En el corral de “El Cardal” se produjo el primer encuentro entre Tschiffely y quienes serían sus camaradas de aventuras. Solanet le ofreció dos ejemplares reconocidos como muy “buenos y voluntariosos”: Mancha, que por entonces contaba dieciséis años, y Gato, que tenía quince. Los dos animales habían pertenecido a un jefe indio llamado Liempichum, y se los sabía salvajes entre salvajes. Varios domadores debieron turnar su paciencia para poder volverlos dóciles.
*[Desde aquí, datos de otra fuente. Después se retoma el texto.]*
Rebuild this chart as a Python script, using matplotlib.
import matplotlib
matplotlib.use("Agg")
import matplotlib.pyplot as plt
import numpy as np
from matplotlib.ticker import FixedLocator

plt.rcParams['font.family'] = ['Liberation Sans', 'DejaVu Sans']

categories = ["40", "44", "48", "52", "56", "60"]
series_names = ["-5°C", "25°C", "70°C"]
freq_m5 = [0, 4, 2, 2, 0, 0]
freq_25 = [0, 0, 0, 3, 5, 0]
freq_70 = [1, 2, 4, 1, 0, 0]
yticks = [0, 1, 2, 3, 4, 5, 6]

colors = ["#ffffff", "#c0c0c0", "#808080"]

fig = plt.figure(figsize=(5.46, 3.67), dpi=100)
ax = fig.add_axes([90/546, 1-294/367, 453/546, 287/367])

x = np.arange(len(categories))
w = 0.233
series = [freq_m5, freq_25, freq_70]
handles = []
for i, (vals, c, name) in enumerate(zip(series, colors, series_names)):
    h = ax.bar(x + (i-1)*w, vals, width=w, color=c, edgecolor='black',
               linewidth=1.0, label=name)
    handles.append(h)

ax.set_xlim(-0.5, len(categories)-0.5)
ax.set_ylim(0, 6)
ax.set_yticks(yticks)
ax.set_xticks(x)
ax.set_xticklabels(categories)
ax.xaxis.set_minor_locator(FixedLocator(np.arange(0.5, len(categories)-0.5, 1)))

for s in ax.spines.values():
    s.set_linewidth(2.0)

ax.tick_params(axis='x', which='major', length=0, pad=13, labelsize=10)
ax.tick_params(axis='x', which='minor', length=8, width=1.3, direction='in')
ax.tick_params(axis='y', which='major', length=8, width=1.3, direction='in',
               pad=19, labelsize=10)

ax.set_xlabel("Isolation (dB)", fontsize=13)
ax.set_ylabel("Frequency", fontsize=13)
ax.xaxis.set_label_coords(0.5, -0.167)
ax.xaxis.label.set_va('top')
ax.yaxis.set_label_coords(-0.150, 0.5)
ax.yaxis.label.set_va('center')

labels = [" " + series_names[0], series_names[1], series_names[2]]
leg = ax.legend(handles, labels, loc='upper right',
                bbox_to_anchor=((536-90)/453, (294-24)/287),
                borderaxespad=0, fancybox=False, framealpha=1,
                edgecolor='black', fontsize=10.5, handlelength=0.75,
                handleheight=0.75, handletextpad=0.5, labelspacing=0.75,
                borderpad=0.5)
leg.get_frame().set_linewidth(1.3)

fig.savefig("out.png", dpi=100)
Mancha era overo rosado, manchado. Gato, como bien su nombre indicaba, gateado. A Mancha había que reconocerle todos los atributos de un “perro guardián”. Siempre atento a cuanto a su alrededor ocurría, vivía desconfiando de los extraños y no permitía que otra persona, más que el amo, lo montase. Gato era muy distinto. A diferencia de su compañero de morada, no era expresivo. Por lo contrario, era menos intuitivo, pero más voluntarioso. Sus ojos poseían una expresión infantil y parecía mirar todo con inusitada sorpresa. En ambos estaban dadas las dos cualidades: para Mancha, el instinto, suerte de dominación además que imponía sobre Gato; y para éste, una inocente contracción para el trabajo. Empero, había que reconocerle a Gato, como el mismo Tschiffely lo hizo años después, una rara intuición para pantanos, tembladerales y fango. El maestro suizo escribió en sus memorias, que si los dos caballos hubiesen tenido la facultad de la voz y la comprensión humanas, hubiera recurrido a Gato para confiarle sus preocupaciones y secretos. Pero si hubiese necesitado ir de fiesta, hubiera preferido invariablemente a Mancha. Tenía más personalidad que aquél.
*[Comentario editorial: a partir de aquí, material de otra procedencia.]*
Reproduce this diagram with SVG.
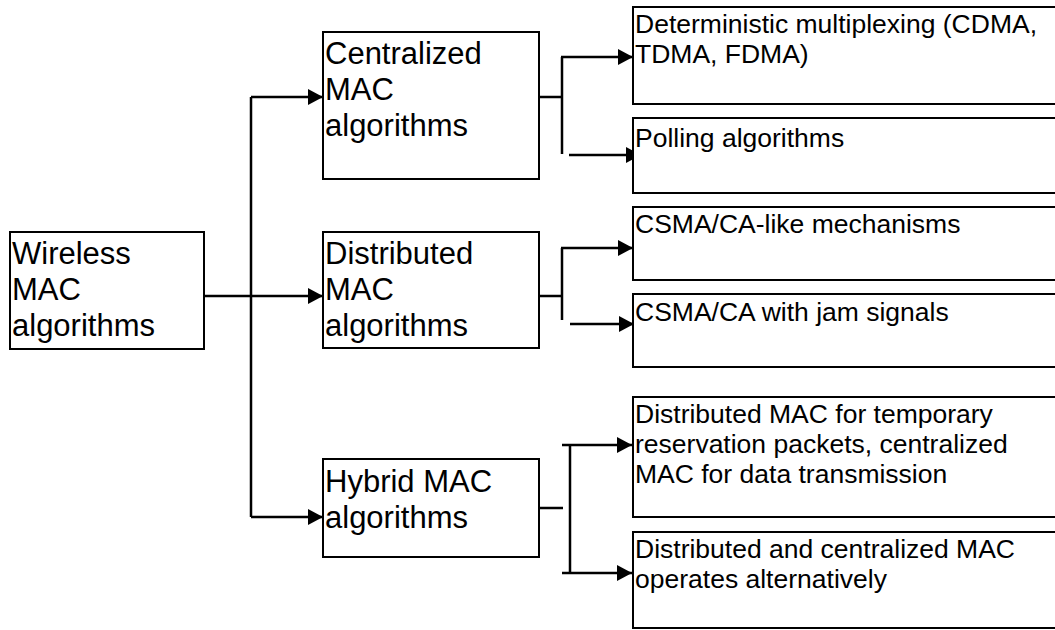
<svg xmlns="http://www.w3.org/2000/svg" width="1055" height="630" viewBox="0 0 1055 630">
<style>
.box{fill:#fff;stroke:#000;stroke-width:2}
.lt{font-family:"Liberation Sans",Arial,sans-serif;font-size:31px;fill:#000}
.rt{font-family:"Liberation Sans",Arial,sans-serif;font-size:26.5px;fill:#000}
.c{fill:none;stroke:#000;stroke-width:2.5}
.a{fill:none;stroke:#000;stroke-width:2.5;marker-end:url(#ah)}
</style>
<defs>
<marker id="ah" markerUnits="userSpaceOnUse" markerWidth="15" markerHeight="16" refX="15" refY="8" orient="auto">
<path d="M0,0 L15,8 L0,16 z" fill="#000"/>
</marker>
</defs>
<rect width="1055" height="630" fill="#fff"/>
<g id="connectors">
<path class="c" d="M204,296 H251 M251,97 V517"/>
<path class="a" d="M251,97 H323"/>
<path class="a" d="M251,296 H323"/>
<path class="a" d="M251,517 H323"/>
<path class="c" d="M539,97 H562 M562,57 V154"/>
<path class="a" d="M561,57 H633"/>
<path class="a" d="M569,155 H641"/>
<path class="c" d="M539,296 H562 M562,248 V320"/>
<path class="a" d="M561,248 H633"/>
<path class="a" d="M570,324 H634"/>
<path class="c" d="M539,508 H563 M570,446 V573"/>
<path class="a" d="M562,445 H632"/>
<path class="a" d="M562,573 H632"/>
</g>
<g id="wireless">
<rect class="box" x="10" y="232" width="194" height="117"/>
<text class="lt" x="12" y="264">Wireless</text>
<text class="lt" x="12" y="300">MAC</text>
<text class="lt" x="12" y="336">algorithms</text>
</g>
<g id="centralized">
<rect class="box" x="323" y="32" width="216" height="147"/>
<text class="lt" x="325" y="64">Centralized</text>
<text class="lt" x="325" y="100">MAC</text>
<text class="lt" x="325" y="136">algorithms</text>
</g>
<g id="distributed">
<rect class="box" x="323" y="232" width="216" height="116"/>
<text class="lt" x="325" y="264">Distributed</text>
<text class="lt" x="325" y="300">MAC</text>
<text class="lt" x="325" y="336">algorithms</text>
</g>
<g id="hybrid">
<rect class="box" x="323" y="459" width="216" height="98"/>
<text class="lt" x="325" y="492">Hybrid MAC</text>
<text class="lt" x="325" y="528">algorithms</text>
</g>
<g id="deterministic">
<rect class="box" x="633" y="7" width="430" height="97"/>
<text class="rt" x="635" y="33">Deterministic multiplexing (CDMA,</text>
<text class="rt" x="635" y="63">TDMA, FDMA)</text>
</g>
<g id="polling">
<rect class="box" x="633" y="118" width="430" height="75"/>
<text class="rt" x="635" y="147">Polling algorithms</text>
</g>
<g id="csma-like">
<rect class="box" x="633" y="207" width="430" height="73"/>
<text class="rt" x="635" y="233">CSMA/CA-like mechanisms</text>
</g>
<g id="csma-jam">
<rect class="box" x="633" y="294" width="430" height="73"/>
<text class="rt" x="635" y="321">CSMA/CA with jam signals</text>
</g>
<g id="hybrid-temp">
<rect class="box" x="633" y="397" width="430" height="120"/>
<text class="rt" x="635" y="423">Distributed MAC for temporary</text>
<text class="rt" x="635" y="453">reservation packets, centralized</text>
<text class="rt" x="635" y="483">MAC for data transmission</text>
</g>
<g id="hybrid-alt">
<rect class="box" x="633" y="532" width="430" height="96"/>
<text class="rt" x="635" y="558">Distributed and centralized MAC</text>
<text class="rt" x="635" y="588">operates alternatively</text>
</g>
</svg>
Un viejo gaucho inglés, don Edmundo Griffin, propietario de la estancia “La Palma”, cercana a Paysandú, puso a disposición de Tschiffely un cirigote (tipo de silla usado en Entre Ríos). Esa fue la única montura que usó durante el viaje. Y completó su atavío con un gran poncho impermeable y un mosquitero, de modo que el peso total no sobrepasara los sesenta kilogramos, teniendo en cuenta que debería usar de carga, indistintamente, a los dos caballos.
En las vacaciones de ese año 1925, Tschiffely se entrenó convenientemente, preparándose para la “excursión”, como el simplemente llamó a su empresa. Cuando todo estuvo listo, los dos caballos fueron enviados al local de la Sociedad Rural, en Buenos Aires, y allí se alojaron hasta el momento de la partida. Los comentarios previos de la prensa, mostraron un escepticismo muy singular. Hasta se lo llegó a acusar de “crueldad” hacia los animales, en conocimiento de lo que se proponía. Pero a despecho de todas esas acusaciones, el “aventurero” contó con el apoyo de algunos deportistas conocidos y el de la Sociedad “Criadores de Criollo”.